Brands do not just want visibility. They want fans who will post, talk, buy, recommend, and influence one another. In other words, they want community, not just exposure.

Why this matters for the future of Formula 1

Female fans are not simply joining Formula 1. They are helping reshape how the sport looks, how it sells itself, which sponsors enter, what kind of content performs, and what the paddock represents culturally.

That does not mean speed has become irrelevant. Far from it. The racing is still the foundation. But the growth layer around the racing now depends on something else as well: attention.

The big questions are no longer only about who has the fastest car. They are also about:

  • Who can build the strongest community
  • Who can tell the most compelling story
  • Who can create emotional investment beyond race results
  • Who can turn a race weekend into something people want to share

Right now, young women entering the sport are a major force in that transformation.
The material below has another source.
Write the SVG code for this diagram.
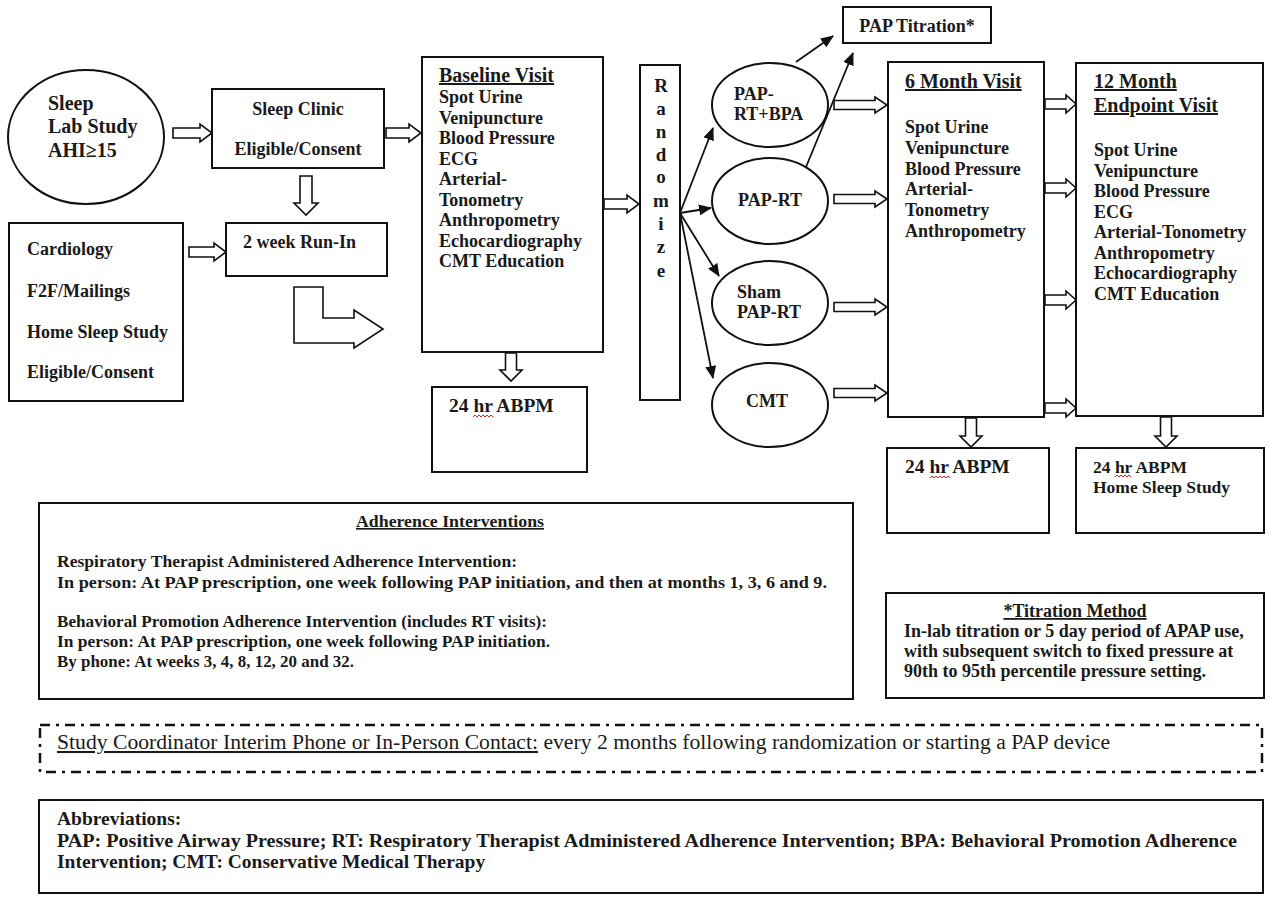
<svg xmlns="http://www.w3.org/2000/svg" width="1270" height="897" viewBox="0 0 1270 897">
<defs>
<style>
.bx{fill:#fff;stroke:#111;stroke-width:2}
.ha{fill:#fff;stroke:#111;stroke-width:1.6;stroke-linejoin:miter}
.ln{fill:none;stroke:#111;stroke-width:1.8}
.t{font-family:"Liberation Serif",serif;font-weight:bold;fill:#1a1a1a}
.r{font-family:"Liberation Serif",serif;font-weight:normal;fill:#1a1a1a}
.s18{font-size:18px}
.s20{font-size:20px}
.u{text-decoration:underline}
.sq{fill:none;stroke:#e02020;stroke-width:1}
</style>
<marker id="ah" markerUnits="userSpaceOnUse" markerWidth="13" markerHeight="11" refX="12" refY="5.5" orient="auto">
<path d="M0,0 L13,5.5 L0,11 Z" fill="#111"/>
</marker>
</defs>
<rect width="1270" height="897" fill="#fff"/>

<g id="connectors">
<path class="ha" d="M173,128 H200 V124 L212,133 L200,142 V138 H173 Z"/>
<path class="ha" d="M386,128 H409 V124 L421,133 L409,142 V138 H386 Z"/>
<path class="ha" d="M189,247 H214 V243 L226,252 L214,261 V257 H189 Z"/>
<path class="ha" d="M604,199 H627 V195 L639,204 L627,213 V209 H604 Z"/>
<path class="ha" d="M834,100.5 H875 V97 L887,105 L875,113 V109.5 H834 Z"/>
<path class="ha" d="M834,194.5 H875 V191 L887,199 L875,207 V203.5 H834 Z"/>
<path class="ha" d="M834,302.5 H875 V299 L887,307 L875,315 V311.5 H834 Z"/>
<path class="ha" d="M834,388.5 H875 V385 L887,393 L875,401 V397.5 H834 Z"/>
<path class="ha" d="M1045,99 H1066 V95 L1076,104 L1066,113 V109 H1045 Z"/>
<path class="ha" d="M1045,183 H1066 V179 L1076,188 L1066,197 V193 H1045 Z"/>
<path class="ha" d="M1045,295 H1066 V291 L1076,300 L1066,309 V305 H1045 Z"/>
<path class="ha" d="M1045,403 H1066 V399 L1076,408 L1066,417 V413 H1045 Z"/>
<path class="ha" d="M300,176 V203 H294 L306,215 L318,203 H312 V176 Z"/>
<path class="ha" d="M505.5,353 V370 H500 L511,381 L522,370 H516.5 V353 Z"/>
<path class="ha" d="M965.5,418 V436 H960 L971,447 L982,436 H976.5 V418 Z"/>
<path class="ha" d="M1160.5,417 V436 H1155 L1166,447 L1177,436 H1171.5 V417 Z"/>
<path class="ha" d="M294,287 H323 V318 H354 V310 L383,329 L354,348 V343 H294 Z"/>
<line class="ln" x1="680" y1="213" x2="713" y2="128" marker-end="url(#ah)"/>
<line class="ln" x1="680" y1="213" x2="711" y2="208" marker-end="url(#ah)"/>
<line class="ln" x1="680" y1="213" x2="719" y2="276" marker-end="url(#ah)"/>
<line class="ln" x1="680" y1="213" x2="713" y2="378" marker-end="url(#ah)"/>
<line class="ln" x1="796" y1="62" x2="833" y2="36" marker-end="url(#ah)"/>
<line class="ln" x1="806" y1="167" x2="853" y2="53" marker-end="url(#ah)"/>
</g>

<g id="sleep-lab">
<ellipse class="bx" cx="86" cy="137" rx="78" ry="67"/>
<text class="t s20" x="48" y="110">Sleep</text>
<text class="t s20" x="48" y="133">Lab Study</text>
<text class="t s20" x="48" y="157">AHI≥15</text>
</g>

<g id="sleep-clinic">
<rect class="bx" x="212" y="89" width="172" height="79"/>
<text class="t s18" x="298" y="115" text-anchor="middle">Sleep Clinic</text>
<text class="t s18" x="298" y="155" text-anchor="middle">Eligible/Consent</text>
</g>

<g id="run-in">
<rect class="bx" x="226" y="223" width="161" height="53"/>
<text class="t s18" x="243" y="248">2 week Run-In</text>
</g>

<g id="cardiology">
<rect class="bx" x="9" y="223" width="174" height="178"/>
<text class="t s18" x="27" y="255">Cardiology</text>
<text class="t s18" x="27" y="297">F2F/Mailings</text>
<text class="t s18" x="27" y="338">Home Sleep Study</text>
<text class="t s18" x="27" y="378">Eligible/Consent</text>
</g>

<g id="baseline-visit">
<rect class="bx" x="422" y="57" width="181" height="295"/>
<text class="t s20 u" x="439" y="82">Baseline Visit</text>
<text class="t s18" x="439" y="103">Spot Urine</text>
<text class="t s18" x="439" y="124">Venipuncture</text>
<text class="t s18" x="439" y="144">Blood Pressure</text>
<text class="t s18" x="439" y="165">ECG</text>
<text class="t s18" x="439" y="185">Arterial-</text>
<text class="t s18" x="439" y="206">Tonometry</text>
<text class="t s18" x="439" y="226">Anthropometry</text>
<text class="t s18" x="439" y="247">Echocardiography</text>
<text class="t s18" x="439" y="267">CMT Education</text>
</g>

<g id="baseline-abpm">
<rect class="bx" x="432" y="387" width="155" height="85"/>
<text class="t" font-size="19.5" x="449" y="412">24 hr ABPM</text>
<path class="sq" d="M473,417 l2,-2 l2,2 l2,-2 l2,2 l2,-2 l2,2 l2,-2 l2,2 l2,-2 l2,2"/>
</g>

<g id="randomize">
<rect class="bx" x="640" y="65" width="40" height="335"/>
<g class="t" font-size="19" text-anchor="middle">
<text x="661" y="92">R</text>
<text x="661" y="115">a</text>
<text x="661" y="138">n</text>
<text x="661" y="161">d</text>
<text x="661" y="183">o</text>
<text x="661" y="207">m</text>
<text x="661" y="230">i</text>
<text x="661" y="253">z</text>
<text x="661" y="277">e</text>
</g>
</g>

<g id="pap-rt-bpa">
<ellipse class="bx" cx="770" cy="105" rx="58" ry="42"/>
<text class="t s18" x="734" y="100">PAP-</text>
<text class="t s18" x="734" y="120">RT+BPA</text>
</g>

<g id="pap-rt">
<ellipse class="bx" cx="770" cy="201" rx="58" ry="43"/>
<text class="t s18" x="770" y="206" text-anchor="middle">PAP-RT</text>
</g>

<g id="sham-pap-rt">
<ellipse class="bx" cx="770" cy="303" rx="58" ry="42"/>
<text class="t s18" x="737" y="298">Sham</text>
<text class="t s18" x="737" y="318">PAP-RT</text>
</g>

<g id="cmt">
<ellipse class="bx" cx="770" cy="405" rx="58" ry="42"/>
<text class="t s18" x="767" y="407" text-anchor="middle">CMT</text>
</g>

<g id="pap-titration">
<rect class="bx" x="843" y="7" width="148" height="36"/>
<text class="t s18" x="917" y="32" text-anchor="middle">PAP Titration*</text>
</g>

<g id="six-month-visit">
<rect class="bx" x="888" y="62" width="156" height="355"/>
<text class="t s20 u" x="905" y="88">6 Month Visit</text>
<text class="t s18" x="905" y="133">Spot Urine</text>
<text class="t s18" x="905" y="154">Venipuncture</text>
<text class="t s18" x="905" y="175">Blood Pressure</text>
<text class="t s18" x="905" y="195">Arterial-</text>
<text class="t s18" x="905" y="216">Tonometry</text>
<text class="t s18" x="905" y="237">Anthropometry</text>
</g>

<g id="twelve-month-visit">
<rect class="bx" x="1076" y="63" width="187" height="353"/>
<text class="t s20 u" x="1094" y="88">12 Month</text>
<text class="t s20 u" x="1094" y="112">Endpoint Visit</text>
<text class="t s18" x="1094" y="156">Spot Urine</text>
<text class="t s18" x="1094" y="177">Venipuncture</text>
<text class="t s18" x="1094" y="197">Blood Pressure</text>
<text class="t s18" x="1094" y="218">ECG</text>
<text class="t s18" x="1094" y="238">Arterial-Tonometry</text>
<text class="t s18" x="1094" y="259">Anthropometry</text>
<text class="t s18" x="1094" y="279">Echocardiography</text>
<text class="t s18" x="1094" y="300">CMT Education</text>
</g>

<g id="six-month-abpm">
<rect class="bx" x="887" y="448" width="162" height="85"/>
<text class="t" font-size="19.5" x="905" y="473">24 hr ABPM</text>
<path class="sq" d="M930,478 l2,-2 l2,2 l2,-2 l2,2 l2,-2 l2,2 l2,-2 l2,2 l2,-2 l2,2"/>
</g>

<g id="twelve-month-abpm">
<rect class="bx" x="1076" y="448" width="188" height="85"/>
<text class="t" font-size="17.5" x="1093" y="473">24 hr ABPM</text>
<path class="sq" d="M1115,477 l2,-2 l2,2 l2,-2 l2,2 l2,-2 l2,2 l2,-2 l2,2"/>
<text class="t" font-size="17.5" x="1093" y="493">Home Sleep Study</text>
</g>

<g id="adherence-interventions">
<rect class="bx" x="39" y="503" width="814" height="196"/>
<text class="t u" font-size="16.5" x="450" y="527" text-anchor="middle" textLength="188" lengthAdjust="spacingAndGlyphs">Adherence Interventions</text>
<text class="t" font-size="16.5" x="57" y="567" textLength="460" lengthAdjust="spacingAndGlyphs">Respiratory Therapist Administered Adherence Intervention:</text>
<text class="t" font-size="16.5" x="57" y="588" textLength="770" lengthAdjust="spacingAndGlyphs">In person: At PAP prescription, one week following PAP initiation, and then at months 1, 3, 6 and 9.</text>
<text class="t" font-size="16.5" x="57" y="627" textLength="490" lengthAdjust="spacingAndGlyphs">Behavioral Promotion Adherence Intervention (includes RT visits):</text>
<text class="t" font-size="16.5" x="57" y="647" textLength="493" lengthAdjust="spacingAndGlyphs">In person: At PAP prescription, one week following PAP initiation.</text>
<text class="t" font-size="16.5" x="57" y="667" textLength="297" lengthAdjust="spacingAndGlyphs">By phone: At weeks 3, 4, 8, 12, 20 and 32.</text>
</g>

<g id="titration-method">
<rect class="bx" x="886" y="593" width="378" height="105"/>
<text class="t u" font-size="18" x="1075" y="617" text-anchor="middle">*Titration Method</text>
<text class="t" font-size="18" x="904" y="637">In-lab titration or 5 day period of APAP use,</text>
<text class="t" font-size="18" x="904" y="657">with subsequent switch to fixed pressure at</text>
<text class="t" font-size="18" x="904" y="677">90th to 95th percentile pressure setting.</text>
</g>

<g id="study-coordinator">
<rect x="40" y="725" width="1222" height="47" fill="#fff" stroke="#111" stroke-width="2.5" stroke-dasharray="10 6 3 6"/>
<text class="r" font-size="20.5" x="57" y="749" textLength="1053" lengthAdjust="spacingAndGlyphs"><tspan class="u">Study Coordinator Interim Phone or In-Person Contact:</tspan> every 2 months following randomization or starting a PAP device</text>
</g>

<g id="abbreviations">
<rect class="bx" x="39" y="800" width="1224" height="93"/>
<text class="t" font-size="19.5" x="57" y="825">Abbreviations:</text>
<text class="t" font-size="19.5" x="57" y="847" textLength="1180" lengthAdjust="spacingAndGlyphs">PAP: Positive Airway Pressure; RT: Respiratory Therapist Administered Adherence Intervention; BPA: Behavioral Promotion Adherence</text>
<text class="t" font-size="19.5" x="57" y="868">Intervention; CMT: Conservative Medical Therapy</text>
</g>
</svg>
They are influencing the conversation, the content mix, and the commercial direction of Formula 1 in a way that would have been hard to imagine 25 years ago.

Female Formula 1 fans cheering with team flags and branded scarves in a packed grandstand

And if the last 2 decades have changed the sport this much, the next 20 years will likely change it again.

FAQ

Why is Formula 1 focusing more on female fans in 2026?
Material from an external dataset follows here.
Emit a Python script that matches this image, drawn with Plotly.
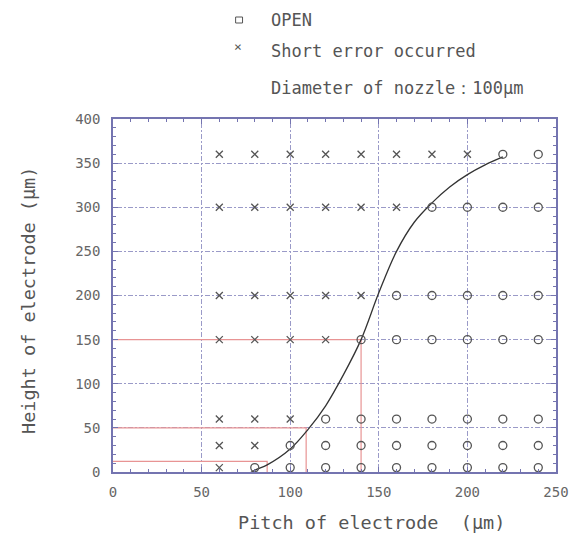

Because female fandom is one of the sport’s biggest growth areas. Formula 1 says 42% of its global fan base is now female, and among new fans 75% are women. That makes women, especially those aged 16 to 24, a crucial audience for future growth.

Has Formula 1 changed its product to attract women?

Not really in the sense of making the racing softer or less technical. The bigger change is accessibility. Through social media, short-form content, documentaries, and behind-the-scenes access, F1 has become easier to enter through emotion and personality.

What role does social media play in F1 audience growth?

A massive one. Teams and drivers now publish constant content that makes Formula 1 feel more open and personal. That includes paddock arrivals, banter, reaction clips, and backstage moments that help turn casual interest into stronger fandom.

Why are fashion and beauty brands entering Formula 1?

Because the audience profile has changed. Brands in fashion, beauty, and luxury now see Formula 1 as a place where they can reach emotionally engaged consumers, especially young women. The sport is no longer just about cars. It is also a lifestyle and culture platform.

Are new female fans only interested in drivers’ looks?

That is an oversimplified stereotype. Some fans may first connect through personality or appearance, just as others enter through drama or celebrity. But that first point of interest often grows into a deeper understanding of teams, strategy, and racing itself.

What does this shift mean for the future of Formula 1?

It means Formula 1’s future will be shaped not only by speed and engineering, but also by storytelling, community, and cultural relevance. The sport is broadening its appeal, and female fans are a major reason that transformation is accelerating.